• Exercise:
Extract the lines of the material below, beginning with the first and ending with the line that holds "W, H = 1144, 731". Skip every picture.

• Data lines:
-----

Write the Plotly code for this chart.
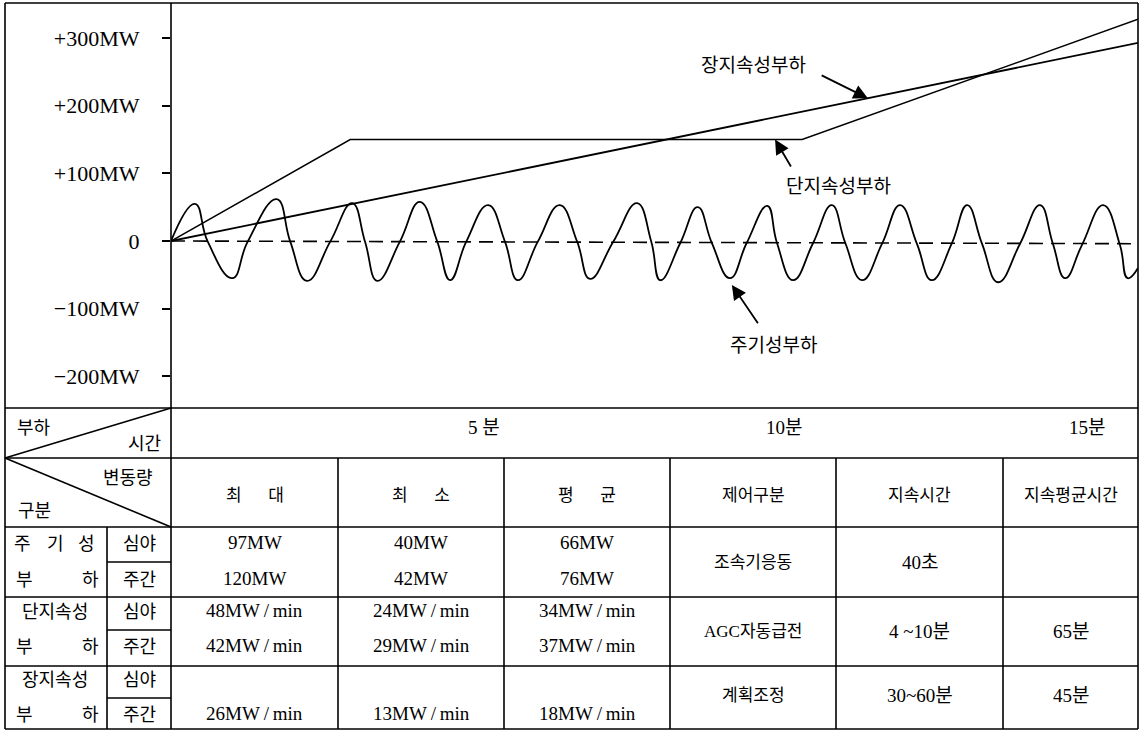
import plotly.graph_objects as go

W, H = 1144, 731

# ---------------- data ----------------
wave_t = [0, 0.37, 0.57, 0.95, 1.19, 1.64, 1.85, 2.11, 2.47, 2.81, 3.01, 3.20, 3.55, 3.86,
          4.13, 4.33, 4.58, 4.92, 5.18, 5.38, 5.69, 6.03, 6.30, 6.50, 6.86, 7.23, 7.45,
          7.59, 7.90, 8.17, 8.39, 8.67, 8.93, 9.25, 9.40, 9.65, 9.96, 10.25, 10.46, 10.72,
          11.03, 11.31, 11.57, 11.80, 12.11, 12.35, 12.58, 12.83, 13.17, 13.48, 13.68,
          13.87, 14.13, 14.46, 14.72, 14.84, 15.0]
wave_mw = [0, 55, -1, -55, -1, 62, -1, -59, -1, 56, -1, -59, -1, 58,
           -1, -58, -1, 53, -1, -58, -1, 53, -1, -56, -1, 56, -1,
           -58, -3, 50, -3, -55, -3, 52, -3, -58, -3, 53, -3, -58,
           -4, 53, -4, -58, -4, 53, -4, -61, -4, 53, -4,
           -55, -6, 53, -6, -55, -40]

short_t = [0, 2.78, 9.79, 15]
short_mw = [0, 150, 150, 328]
long_t = [0, 15]
long_mw = [0, 293]
base_t = [0, 15]
base_mw = [0, -4]

y_tick_vals = [300, 200, 100, 0, -100, -200]
y_tick_text = ["+300MW", "+200MW", "+100MW", "0", "−100MW", "−200MW"]
time_labels = ["5 분", "10분", "15분"]

col_headers = ["최\u00a0\u00a0\u00a0\u00a0\u00a0\u00a0\u00a0대",
               "최\u00a0\u00a0\u00a0\u00a0\u00a0\u00a0\u00a0소",
               "평\u00a0\u00a0\u00a0\u00a0\u00a0\u00a0\u00a0균",
               "제어구분", "지속시간", "지속평균시간"]
row_groups = ["주 기 성", "단지속성", "장지속성"]
sub_rows = ["심야", "주간"]
max_vals = ["97MW", "120MW", "48MW\u2009/\u2009min", "42MW\u2009/\u2009min", "", "26MW\u2009/\u2009min"]
min_vals = ["40MW", "42MW", "24MW\u2009/\u2009min", "29MW\u2009/\u2009min", "", "13MW\u2009/\u2009min"]
avg_vals = ["66MW", "76MW", "34MW\u2009/\u2009min", "37MW\u2009/\u2009min", "", "18MW\u2009/\u2009min"]
control = ["조속기응동", "AGC자동급전", "계획조정"]
duration = ["40초", "4 ~10분", "30~60분"]
avg_duration = ["", "65분", "45분"]

# ---------------- layout helpers ----------------
FONT = "Liberation Serif, Noto Sans CJK KR, serif"
KFONT = "Noto Sans CJK KR, sans-serif"


def PX(x):
    return x / W


def PY(y):
    return 1 - y / H


X0, X1 = 171, 1138
Y0, Y1 = 3, 408

fig = go.Figure()
fig.add_trace(go.Scatter(x=wave_t, y=wave_mw, mode="lines",
                         line=dict(color="black", width=1.8, shape="spline", smoothing=1.3),
                         hoverinfo="skip", showlegend=False))
fig.add_trace(go.Scatter(x=short_t, y=short_mw, mode="lines", line=dict(color="black", width=1.5),
                         hoverinfo="skip", showlegend=False))
fig.add_trace(go.Scatter(x=long_t, y=long_mw, mode="lines", line=dict(color="black", width=1.8),
                         hoverinfo="skip", showlegend=False))
fig.add_trace(go.Scatter(x=base_t, y=base_mw, mode="lines",
                         line=dict(color="black", width=1.6, dash="14px,8px"),
                         hoverinfo="skip", showlegend=False))

shapes = []


def seg(x0, y0, x1, y1, w=1.6):
    shapes.append(dict(type="line", xref="paper", yref="paper", x0=PX(x0), x1=PX(x1),
                       y0=PY(y0), y1=PY(y1), line=dict(color="black", width=w)))


def hline(x0, x1, y, w=1.6):
    seg(x0, y, x1, y, w)


def vline(x, y0, y1, w=1.6):
    seg(x, y0, x, y1, w)


# outer frame and plot frame
LX, RX, TY, BY = 5, 1138, 3, 729
hline(LX, RX, TY)
hline(LX, RX, BY)
vline(LX, TY, BY)
vline(RX, TY, BY)
vline(X0, TY, BY)

# table rows
row_lines = [408, 458, 527, 597, 666]
for y in row_lines:
    hline(LX, RX, y)
col_lines = [338, 504, 670, 836, 1003]
for x in col_lines:
    vline(x, 458, BY)
# sub column
vline(107, 527, BY)
for y in [562, 630, 698]:
    hline(107, X0, y)
# diagonals
seg(LX, 458, X0, 408)
seg(LX, 458, X0, 527)

ann = []


def text(x, y, s, size=18, font=FONT, xanchor="center"):
    ann.append(dict(xref="paper", yref="paper", x=PX(x), y=PY(y), text=s, showarrow=False,
                    xanchor=xanchor, yanchor="middle", font=dict(family=font, size=size, color="black")))


# time labels
for s, x in zip(time_labels, [484, 784, 1087]):
    text(x, 427, s, size=19)

# corner header texts
text(34, 426, "부하", size=18, font=KFONT)
text(144, 442, "시간", size=18, font=KFONT)
text(128, 476, "변동량", size=18, font=KFONT)
text(34, 509, "구분", size=18, font=KFONT)

# column headers
centers = [(a + b) / 2 for a, b in zip([X0] + col_lines, col_lines + [RX])]
for s, cx in zip(col_headers, centers):
    text(cx, 493, s, size=17, font=KFONT)

# row labels
sub_y = [542, 578, 610, 645, 678, 713]
group_y = [562, 631, 695]
for g, name in enumerate(row_groups):
    yt, yb = sub_y[2 * g], sub_y[2 * g + 1]
    if g == 0:
        for ch, x in zip(name.split(" "), [22, 55, 86]):
            text(x, yt, ch, size=18, font=KFONT)
    else:
        text(55, yt, name, size=18, font=KFONT)
    text(24, yb, "부", size=18, font=KFONT)
    text(90, yb, "하", size=18, font=KFONT)
    text(139, yt, sub_rows[0], size=18, font=KFONT)
    text(139, yb, sub_rows[1], size=18, font=KFONT)

for vals, cx in zip([max_vals, min_vals, avg_vals], centers[:3]):
    for v, y in zip(vals, sub_y):
        if v:
            text(cx, y, v, size=19)
for g in range(3):
    text(centers[3], group_y[g], control[g], size=17)
    text(centers[4], group_y[g], duration[g], size=19)
    if avg_duration[g]:
        text(centers[5], group_y[g], avg_duration[g], size=19)

# chart labels and arrows (data coordinates)
labels = [("장지속성부하", 9.03, 262), ("단지속성부하", 10.35, 83), ("주기성부하", 9.34, -152)]
for s, xt, yv in labels:
    ann.append(dict(xref="x", yref="y", x=xt, y=yv, text=s, showarrow=False,
                    font=dict(family=KFONT, size=19, color="black")))
arrows = [((10.07, 246), (10.81, 211)), ((9.63, 108), (9.37, 150)), ((9.12, -124), (8.70, -65))]
for (tx, ty), (hx, hy) in arrows:
    ann.append(dict(xref="x", yref="y", x=hx, y=hy, ax=tx, ay=ty, axref="x", ayref="y",
                    text="", showarrow=True, arrowhead=2, arrowsize=1.6, arrowwidth=1.8,
                    arrowcolor="black", standoff=0, startstandoff=0))

fig.update_layout(
    width=W, height=H, margin=dict(l=0, r=0, t=0, b=0),
    paper_bgcolor="white", plot_bgcolor="white",
    shapes=shapes, annotations=ann, showlegend=False,
    xaxis=dict(domain=[PX(X0), PX(X1)], range=[0, 15], showgrid=False, zeroline=False,
               showticklabels=False, ticks="", showline=False, fixedrange=True),
    yaxis=dict(domain=[PY(Y1), PY(Y0)], range=[-247, 352], showgrid=False, zeroline=False,
               tickmode="array", tickvals=y_tick_vals, ticktext=y_tick_text,
               ticks="outside", ticklen=8, tickwidth=1.5, tickcolor="black",
               ticklabelstandoff=18, showline=False,
               tickfont=dict(family=FONT, size=22, color="black"), fixedrange=True),
)

fig.write_html("out.html", config={"displayModeBar": False},
               post_script="document.body.style.margin='0';document.body.style.overflow='hidden';")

-----

• Reply to the task:
Write the Plotly code for this chart.
import plotly.graph_objects as go

W, H = 1144, 731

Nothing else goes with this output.